EITHER Rahul Gandhi doesn’t do very well in the interviews and enclosed conferences, OR he does incredibly amazing well. In these personalized interactions, which are not scripted as the campaign speeches, he goes no holds barred, speaking his mind out without considering the repercussions.
One of the finest examples of this is his very early and sole interview to Arnab Goswami (on Times Now in 2014), where he bluntly admitted that few Congressmen had some hand in the 1984 Sikh-riot. Big controversy followed, but he spoke the truth nonetheless.
During such interactions, Rahul Gandhi doesn’t really think too much about the politics and other aspects. Call this his naïve-ness or genuineness. And this is something we can all recognize and appreciate—at least today when lying has become an integral culture for the politicians.
This is perhaps why we have seen Rahul go to USA, Germany, and UK, and deliver hard-hitting speeches whose noise reached back home in amplified tune. The latest that the Indian media and the entire political diaspora is dancing to is to the tune of Rahul Gandhi’s speech in Germany.
His speech/conversation was outstanding from every angle and looked honest. He talked about unemployment, Indian culture that’s unfavorable to women, global terrorism and, at large, the social fabric back in the country. Listening to his personalized views that weren’t directed to appeal the voters was fresh and interesting.
Check out Rahul Gandhi speech in Germany:
Not very surprisingly, BJP people (and their media stooges) were on-guard to reply to anything and everything that Rahul says. One of the most absurd responses were on Rahul discussing about unemployment in India. Apparently, spilling the truth brought disgrace to the country on the global platform. A BJP-linked social activist Vijay Upadhyay even said: “ghar ki baat ghar me hi rehni chahiye”. Meaning, Rahul shouldn’t have talked about this problem outside the country because it hurt’s nation’s repute. Well well…
Similarly, Rahul was in his finest form during his address at the Harvard University last year.
Check Rahul Gandhi speech at Harvard:
Now it’s quite a bummer that he fails to create the same magic in speeches back in the home as he does on the foreign land. His election campaign speeches are cringy many times. He fails to connect with the people. The intensity of his addresses looks to be made-up.

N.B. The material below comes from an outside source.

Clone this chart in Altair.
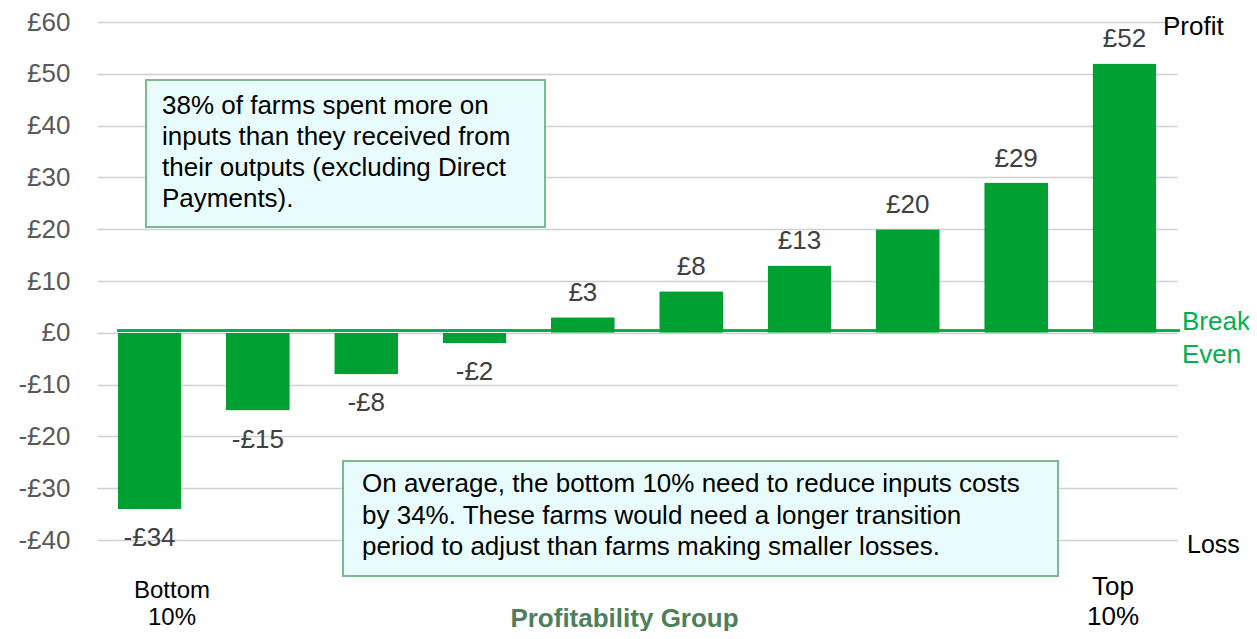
import altair as alt
import pandas as pd

groups = ["G1", "G2", "G3", "G4", "G5", "G6", "G7", "G8", "G9", "G10"]
values = [-34, -15, -8, -2, 3, 8, 13, 20, 29, 52]
y_ticks = [-40, -30, -20, -10, 0, 10, 20, 30, 40, 50, 60]

box1_text = "38% of farms spent more on\ninputs than they received from\ntheir outputs (excluding Direct\nPayments)."
box2_text = "On average, the bottom 10% need to reduce inputs costs\nby 34%. These farms would need a longer transition\nperiod to adjust than farms making smaller losses."

FONT = "Liberation Sans"
BAR = "#00A033"

df = pd.DataFrame({"group": groups, "value": values})
df["label"] = ["-£%d" % abs(v) if v < 0 else "£%d" % v for v in values]

xenc = alt.X("group:N", sort=groups,
             scale=alt.Scale(paddingInner=0.41, paddingOuter=0.19),
             axis=alt.Axis(labels=False, ticks=False, domain=False, grid=False,
                           title="Profitability Group", titleFont=FONT, titleFontSize=26,
                           titleFontWeight="bold", titleColor="#4E7F5C",
                           titleX=527, titleY=78, titleBaseline="middle", titleAlign="center"))
yenc = alt.Y("value:Q", scale=alt.Scale(domain=[-40, 60], nice=False, zero=False),
             axis=alt.Axis(values=y_ticks, title=None, ticks=False, domain=False,
                           grid=True, gridColor="#D0D0D0", gridWidth=1.6,
                           labelFont=FONT, labelFontSize=26, labelColor="#595959",
                           labelPadding=27,
                           labelExpr="datum.value < 0 ? '-£' + abs(datum.value) : '£' + datum.value"))

base = alt.Chart(df)

bars = base.mark_bar(color=BAR, cornerRadius=1).encode(x=xenc, y=yenc)

be_line = base.mark_rule(color="#00B050", strokeWidth=2.2, yOffset=-2).encode(
    x=alt.value(20), x2=alt.value(1083), y=alt.datum(0))

pos_lab = base.transform_filter("datum.value >= 0").mark_text(
    font=FONT, fontSize=26, color="#404040", baseline="alphabetic", dy=-16
).encode(x=alt.X("group:N", sort=groups), y="value:Q", text="label:N")

neg_lab = base.transform_filter("datum.value < 0").mark_text(
    font=FONT, fontSize=26, color="#404040", baseline="alphabetic", dy=37
).encode(x=alt.X("group:N", sort=groups), y="value:Q", text="label:N")

ann = pd.DataFrame({"k": [0]})
a = alt.Chart(ann)

box1 = a.mark_rect(fill="#E9FCFD", stroke="#7DB88E", strokeWidth=2).encode(
    x=alt.value(49), x2=alt.value(448), y=alt.value(58), y2=alt.value(205))
box1_t = a.mark_text(font=FONT, fontSize=26, color="#000000", align="left",
                     baseline="middle", lineBreak="\n", lineHeight=31, text=box1_text).encode(
    x=alt.value(65), y=alt.value(84))

box2 = a.mark_rect(fill="#E9FCFD", stroke="#7DB88E", strokeWidth=2).encode(
    x=alt.value(246), x2=alt.value(961), y=alt.value(439), y2=alt.value(554))
box2_t = a.mark_text(font=FONT, fontSize=26, color="#000000", align="left",
                     baseline="middle", lineBreak="\n", lineHeight=31.5, text=box2_text).encode(
    x=alt.value(265), y=alt.value(462))

profit_t = a.mark_text(font=FONT, fontSize=26, color="#000000", align="left",
                       baseline="middle", text="Profit").encode(x=alt.value(1066), y=alt.value(5))
loss_t = a.mark_text(font=FONT, fontSize=25, color="#000000", align="left",
                     baseline="middle", text="Loss").encode(x=alt.value(1090), y=alt.value(523))
be_t = a.mark_text(font=FONT, fontSize=26, color="#00B050", align="left",
                   baseline="middle", lineBreak="\n", lineHeight=33, text="Break\nEven").encode(
    x=alt.value(1085), y=alt.value(300))
bottom_t = a.mark_text(font=FONT, fontSize=24, color="#000000", align="center",
                       baseline="middle", lineBreak="\n", lineHeight=27, text="Bottom\n10%").encode(
    x=alt.value(75), y=alt.value(569))
top_t = a.mark_text(font=FONT, fontSize=26, color="#000000", align="center",
                    baseline="middle", lineBreak="\n", lineHeight=30, text="Top\n10%").encode(
    x=alt.value(1016), y=alt.value(565))

chart = alt.layer(
    be_line, bars, pos_lab, neg_lab, box1, box1_t, box2, box2_t,
    profit_t, loss_t, be_t, bottom_t, top_t
).properties(
    width=1080, height=518,
    autosize=alt.AutoSizeParams(type="none"),
    padding={"left": 89, "top": 14, "right": 72, "bottom": 91}
).configure_view(strokeWidth=0)

chart.save("out.html", embed_options={"renderer": "svg", "actions": False})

Like mentioned, a lot of this could be because he’s handed over a script (much like Narendra Modi). He is asked to speak on things that aren’t necessarily of his interest. He is asked to play the caste and religion cards to appeal the voters, which Mr. Modi has championed, that he might not necessarily be interested in. And above all, his speeches in home are an unexciting affair for the media coverage. So, even when he does manage to give good speeches once in a while, the ‘godi media’ never acknowledges it; hence his voice never reaches to the end people.
(Courtesy: Financial Express)
But it must also be noted that all these could well change following Rahul Gandhi speech at the parliament during the no-confidence motion against the Modi Government. He was fierce, he was much relaxed and literally ripped the party in power into pieces. And the hug gave his ideas a whole different angle at a time when BJP is busy propagating hate politics across the country.
So, indeed, Rahul Gandhi speeches has been fairly dull at home and fire overseas, this could change soon as we approach General Election 2019. Rahul Gandhi is growing, evolving, becoming experienced—all these will play into his favor. I mean, we can’t expect him to deliver a Mr. Modi-like speech at 48. Before that, we must check where PM Narendra Modi was when he was 48 years old and how good of speeches he was delivering because that’s the criteria of India voters!!